The order book for this record-breaking bond highlights the scale of investor support, which the African Development Bank enjoys, said the arrangers.

“As the Covid-19 outbreak is dangerously threatening Africa, the African Development Bank lives up to its huge responsibilities and deploys funds to assist and prepare the African population, through the financing of access to health and to all other essential goods, services and infrastructure,” said Tanguy Claquin, Head of Sustainable Banking, Crédit Agricole CIB.

Coronavirus cases were slow to arrive in Africa, but the virus is spreading quickly and has infected nearly 3,000 people across 45 countries, placing strain on already fragile health systems. 

It is estimated that the continent will require many billions of dollars to cushion the impact of the disease as many countries scrambled contingency measures, including commercial lockdowns in desperate efforts to contain it. Globally, factories have been closed and workers sent home, disrupting supply chains, trade, travel, and driving many economies toward recession. 

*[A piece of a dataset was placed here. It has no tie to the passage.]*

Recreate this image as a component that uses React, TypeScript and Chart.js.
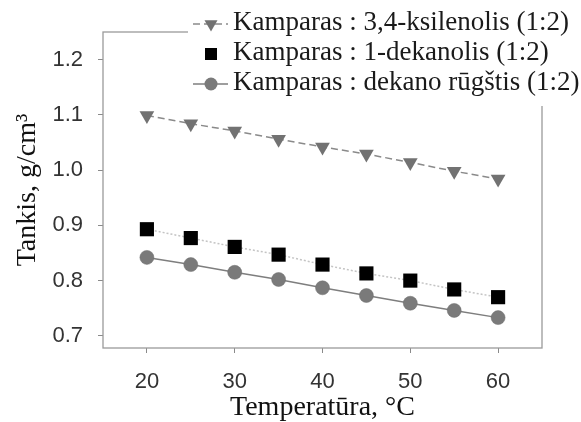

Commenting on the landmark transaction, George Sager, Executive Director, SSA Syndicate, Goldman Sachs said: “In a time of unprecedented market volatility, the African Development Bank has been able to brave the capital markets in order to secure invaluable funding to help the efforts of the African

continent’s fight against Covid-19. Not only that, but in the process, delivering their largest ever USD benchmark. A truly remarkable outcome both in terms of its purpose but also in terms of a USD financing”.

The Bank established its Social Bond framework in 2017 and raised the equivalent of  $2 billion through issuances denominated in Euro and Norwegian krone. In 2018 the Bank was designated by financial markets, ‘Second most impressive social or sustainability bond issuer” at the Global Capital SRI Awards.

“We are thankful for the exceptional level of interest the Fight Covid-19 Social Bond has raised across the world, as the African Development Bank moves towards lessening the social and economic impact of the pandemic on a continent already severely constrained. Our Social bond program enables us to highlight our strong development mandate to the investor community, allowing them to play a part in improving the lives of the people of Africa. This was an exceptional outcome for an exceptional cause,” said Hassatou Diop N’Sele, Treasurer, African Development Bank.

Fight Covid-19 was allocated to central banks and official institutions (53%), bank treasuries (27%) and asset managers (20%). Final bond distribution statistics were as follows: Europe (37%), Americas (36%), Asia (17%) Africa (8%,) and Middle-East (1%).